Mi abuela contaba cuentos ingeniosos, sobre todo en las
madrugadas de apagones largos durante el período especial. Casi todos eran relatos
de espíritus, muertos y aparecidos. Como aquel del amigo Sebastián que en medio
de su propio velorio se sentó en la cama y pidió café con leche para
él. Dice mi abu, que incluso después de eso el pobre Sebastián duró muchos años
y cuando en realidad se murió nadie quería ir al entierro. Todavía guardaba las
revistas de cuando el ciclón del 32 asoló a Santa Cruz del Sur en Camagüey. Aún
hoy puedo cerrar los ojos y escuchar la copla que los campesinos le sacaron y
que mi abuela repetía con total exactitud.
Ella también contaba entre risas como aprendió a leer sola.
Resulta que los padres pagan las clases a un maestro del pueblo para que su hermano
menor aprendieran las letras y los números, por eso del machismo. Pero contaba
mi abu, que ni a palo le entraba al tío Vito las letras. Ella
mientras fregaba, planchaba o barría la casa de tierra, se ponía a escuchar al
maestro y luego repetía el abecedario en un viejo almanaque que existía en
casa. Así, de manera autodidacta aprendió a leer, escribir, a sacar cuentas y
anotar las cosas más importantes en su memoria.
Cuando pequeña no me daba cuenta de la maravilla de tener
una abuela como la mía. Solo cuando fui creciendo y aprendiendo las cosas
esenciales de la vida comprendí que mi abuela era un libro de sabiduría. Cuando
intenté que me enseñara todo lo que sabía, al menos esos remedios caseros que
bien ayudan para aliviar un catarro, una fiebre que no quiere ceder, un dolor
de cabeza... ya era demasiado tarde. Estaba muy viejita y le fallaba la mente.

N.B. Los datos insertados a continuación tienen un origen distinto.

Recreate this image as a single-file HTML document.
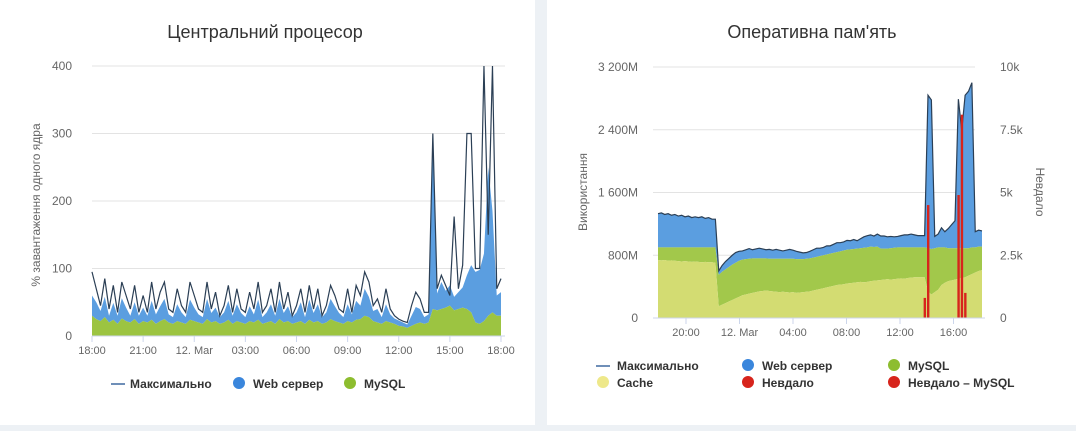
<!DOCTYPE html>
<html><head><meta charset="utf-8">
<style>
body{margin:0;width:1076px;height:431px;background:#edf1f5;font-family:"Liberation Sans","DejaVu Sans",sans-serif;overflow:hidden;position:relative}
.panel{position:absolute;top:0;background:#fff;height:425px}
svg{position:absolute;left:0;top:0}
text{font-family:"Liberation Sans","DejaVu Sans",sans-serif}
</style></head><body>
<div class="panel" style="left:0;width:535px"></div>
<div class="panel" style="left:547px;width:529px"></div>
<svg id="svg" width="1076" height="431"></svg>
<script>
// ---- CPU chart data (15-min steps, 18:00 -> 18:00) ----
const cpuTicks=["18:00","21:00","12. Mar","03:00","06:00","09:00","12:00","15:00","18:00"];
const cpuYTicks=[0,100,200,300,400];
const cpuMysql=[30,25,22,28,20,24,18,26,22,20,25,18,22,20,24,18,22,25,20,18,22,20,18,24,
22,20,18,25,20,22,18,20,24,18,22,20,18,22,20,24,18,20,22,18,25,20,22,18,
20,22,18,24,20,22,18,20,25,22,20,18,22,20,24,25,30,28,22,20,18,22,20,18,
15,14,12,15,18,20,18,20,40,38,40,42,45,38,40,42,40,35,20,18,22,30,35,30,30];
const cpuWeb=[30,25,15,30,10,25,12,30,20,10,25,12,20,10,28,14,22,30,12,10,25,15,10,30,
20,12,10,30,14,20,10,15,28,12,25,14,10,22,12,30,10,15,25,12,30,14,22,10,
15,28,10,30,14,25,10,15,30,22,14,10,25,12,28,20,40,30,15,20,10,25,12,8,
8,6,5,15,25,20,10,12,250,25,40,25,30,20,25,30,50,70,75,80,100,220,150,30,35];
const cpuMax=[95,70,45,85,40,75,35,80,60,40,75,35,60,35,80,40,65,80,40,35,70,45,35,80,
60,40,35,80,40,65,30,45,75,35,70,40,35,65,40,80,35,45,70,35,80,40,65,30,
45,70,35,75,40,70,30,45,75,60,40,35,70,35,75,60,95,80,45,55,35,70,40,30,
25,22,20,45,65,55,35,35,300,70,90,75,60,177,70,105,300,300,100,100,400,150,400,70,85];
// ---- Memory chart data (MB, 15-min steps) ----
const memTicks=["20:00","12. Mar","04:00","08:00","12:00","16:00"];
const memYTicks=["0","800M","1 600M","2 400M","3 200M"];
const memRTicks=["0","2.5k","5k","7.5k","10k"];
const memCache=[740,735,740,730,735,730,725,720,725,720,715,720,715,710,715,710,710,705,
150,170,190,210,230,250,270,290,300,310,320,330,340,345,350,345,
340,335,330,335,330,325,330,320,325,330,335,340,350,360,370,380,
390,400,410,420,425,430,440,445,450,455,460,455,460,470,475,480,
485,490,495,490,495,500,505,500,510,515,520,520,520,520,340,300,
330,360,420,450,470,480,490,500,510,520,540,560,580,600,610];
const memMysql=[160,165,160,170,165,170,175,180,175,180,185,180,185,190,185,190,190,195,
400,420,430,440,450,455,460,455,450,445,440,430,420,415,410,410,
415,420,425,420,425,430,425,430,425,420,420,420,420,420,420,420,
420,420,420,420,425,430,430,430,430,430,430,440,440,440,430,430,
400,395,390,400,400,400,395,400,390,385,380,380,380,380,550,580,
560,540,480,450,420,410,400,390,380,370,350,340,320,310,300];
const memWeb=[430,440,420,430,410,420,400,410,390,400,380,390,380,390,370,380,360,360,
50,80,100,110,120,130,120,110,120,130,110,120,130,120,110,120,
110,120,110,100,110,120,110,100,90,80,80,90,100,110,100,100,
110,100,110,120,110,110,120,110,120,100,120,140,150,150,140,160,
160,160,150,150,140,140,150,160,160,170,160,150,150,150,1950,1900,
150,170,250,200,250,300,350,1900,1500,1950,2000,2100,200,210,200];
const memFail=[0,0,0,0,0,0,0,0,0,0,0,0,0,0,0,0,0,0,0,0,0,0,0,0,0,0,0,0,0,0,0,0,0,0,0,0,0,0,0,0,0,0,0,0,0,0,0,0,
0,0,0,0,0,0,0,0,0,0,0,0,0,0,0,0,0,0,0,0,0,0,0,0,0,0,0,0,0,0,0,800,4500,0,0,0,0,0,0,0,0,4900,8100,1000,0,0,0,0,0];

const S=document.getElementById('svg');const NS='http://www.w3.org/2000/svg';
function mk(t,a,p){const e=document.createElementNS(NS,t);for(const k in a)e.setAttribute(k,a[k]);(p||S).appendChild(e);return e;}
function txt(x,y,s,a){const e=mk('text',Object.assign({x:x,y:y,'font-size':12,fill:'#666'},a||{}));e.textContent=s;return e;}
function poly(xs,lo,hi){let d='M'+xs.map((x,i)=>x+','+hi[i]).join('L');for(let i=xs.length-1;i>=0;i--)d+='L'+xs[i]+','+lo[i];return d+'Z';}

// ===== CPU =====
(function(){
const x0=92,x1=501,yb=336,yt=66,n=cpuMysql.length;
const X=i=>x0+(x1-x0)*i/(n-1), Y=v=>yb-(yb-yt)*v/400;
const t=txt(265,38,'Центральний процесор',{'font-size':18,fill:'#333','text-anchor':'middle'});

cpuYTicks.forEach(v=>{const g=mk('line',{x1:x0,x2:505,y1:Y(v),y2:Y(v),stroke:'#e3e3e3'});

const l=txt(72,Y(v)+4,String(v),{'text-anchor':'end'});});
const yt2=txt(0,0,'% завантаження одного ядра',{transform:'translate(40,205) rotate(-90)','text-anchor':'middle','font-size':12});

const xs=cpuMysql.map((v,i)=>X(i));
const z=cpuMysql.map(()=>yb), m=cpuMysql.map(v=>Y(v)), w=cpuMysql.map((v,i)=>Y(v+cpuWeb[i]));
const a1=mk('path',{d:poly(xs,m,w),fill:'#5b9ee0'});
const a2=mk('path',{d:poly(xs,z,m),fill:'#9cc441'});
const ln=mk('polyline',{points:cpuMax.map((v,i)=>X(i)+','+Y(v)).join(' '),fill:'none',stroke:'#2b3f55','stroke-width':1.2});

mk('line',{x1:x0,x2:505,y1:yb,y2:yb,stroke:'#ccd6eb'});
cpuTicks.forEach((s,i)=>{const x=x0+(x1-x0)*i/8;mk('line',{x1:x,x2:x,y1:yb,y2:yb+6,stroke:'#ccd6eb'});
const l=txt(x,354,s,{'text-anchor':'middle','font-size':11});});
const lg=[[130,'Максимально','line','#6f8fb8'],[253,'Web сервер','dot','#3a86dc'],[364,'MySQL','dot','#8dbd2f']];
lg.forEach(([x,s,k,c])=>{const g=mk('g',{});
if(k=='line')mk('line',{x1:x-19,x2:x-5,y1:384,y2:384,stroke:c,'stroke-width':2},g);else mk('circle',{cx:x-14,cy:383,r:6,fill:c},g);
const t=txt(x,388,s,{'font-weight':'bold',fill:'#333','font-size':12});g.appendChild(t);});
})();

// ===== Memory =====
(function(){
const x0=658,x1=982,yb=318,yt=67,n=memCache.length;
const X=i=>x0+(x1-x0)*i/(n-1), Y=v=>yb-(yb-yt)*v/3200, YR=v=>yb-(yb-yt)*v/10000;
const t=txt(812,38,'Оперативна пам\'ять',{'font-size':18,fill:'#333','text-anchor':'middle'});

memYTicks.forEach((s,i)=>{const y=yb-(yb-yt)*i/4;const g=mk('line',{x1:653,x2:975,y1:y,y2:y,stroke:'#e3e3e3'});

const l=txt(638,y+4,s,{'text-anchor':'end'});
const r=txt(1000,y+4,memRTicks[i]);});
const a=txt(0,0,'Використання',{transform:'translate(587,192) rotate(-90)','text-anchor':'middle'});
const b=txt(0,0,'Невдало',{transform:'translate(1036,192) rotate(90)','text-anchor':'middle'});
const xs=memCache.map((v,i)=>X(i));
const z=xs.map(()=>yb),c=memCache.map(v=>Y(v)),m=memCache.map((v,i)=>Y(v+memMysql[i])),w=memCache.map((v,i)=>Y(v+memMysql[i]+memWeb[i]));
[[m,w,'#5b9ee0','memory-web-area'],[c,m,'#a2c84b','memory-mysql-area'],[z,c,'#d3dc72','memory-cache-area']].forEach(([lo,hi,f,nm])=>{
const p=mk('path',{d:poly(xs,lo,hi),fill:f});});
const ln=mk('polyline',{points:xs.map((x,i)=>x+','+w[i]).join(' '),fill:'none',stroke:'#2b3f55','stroke-width':1.2});

memFail.forEach((v,i)=>{if(!v)return;const r=mk('rect',{x:X(i)-1,y:YR(v),width:2.4,height:yb-YR(v),fill:'#d7241c'});
});
mk('line',{x1:653,x2:985,y1:yb,y2:yb,stroke:'#ccd6eb'});
memTicks.forEach((s,i)=>{const x=686+53.5*i;mk('line',{x1:x,x2:x,y1:yb,y2:yb+6,stroke:'#ccd6eb'});
const l=txt(x,336,s,{'text-anchor':'middle','font-size':11});});
const lg=[[617,366,'Максимально','line','#6f8fb8'],[762,366,'Web сервер','dot','#3a86dc'],[908,366,'MySQL','dot','#8dbd2f'],
[617,383,'Cache','dot','#eee88a'],[762,383,'Невдало','dot','#d7241c'],[908,383,'Невдало – MySQL','dot','#d7241c']];
lg.forEach(([x,y,s,k,col])=>{const g=mk('g',{});
if(k=='line')mk('line',{x1:x-21,x2:x-7,y1:y,y2:y,stroke:col,'stroke-width':2},g);else mk('circle',{cx:x-14,cy:y-1,r:6,fill:col},g);
g.appendChild(txt(x,y+4,s,{'font-weight':'bold',fill:'#333','font-size':12}));});
})();
</script>
</body></html>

Sin embargo, a pesar de su edad nos dejó un mensaje: "en esta vida no se
puede dejar de luchar por muy difícil que esté todo a tu alrededor". Ella vivió
y murió como una luchadora, o al menos así la recuerdo yo.
Abu donde quieras que estés recibe un besito de tu nieta. Te amo.
Abu donde quieras que estés recibe un besito de tu nieta. Te amo.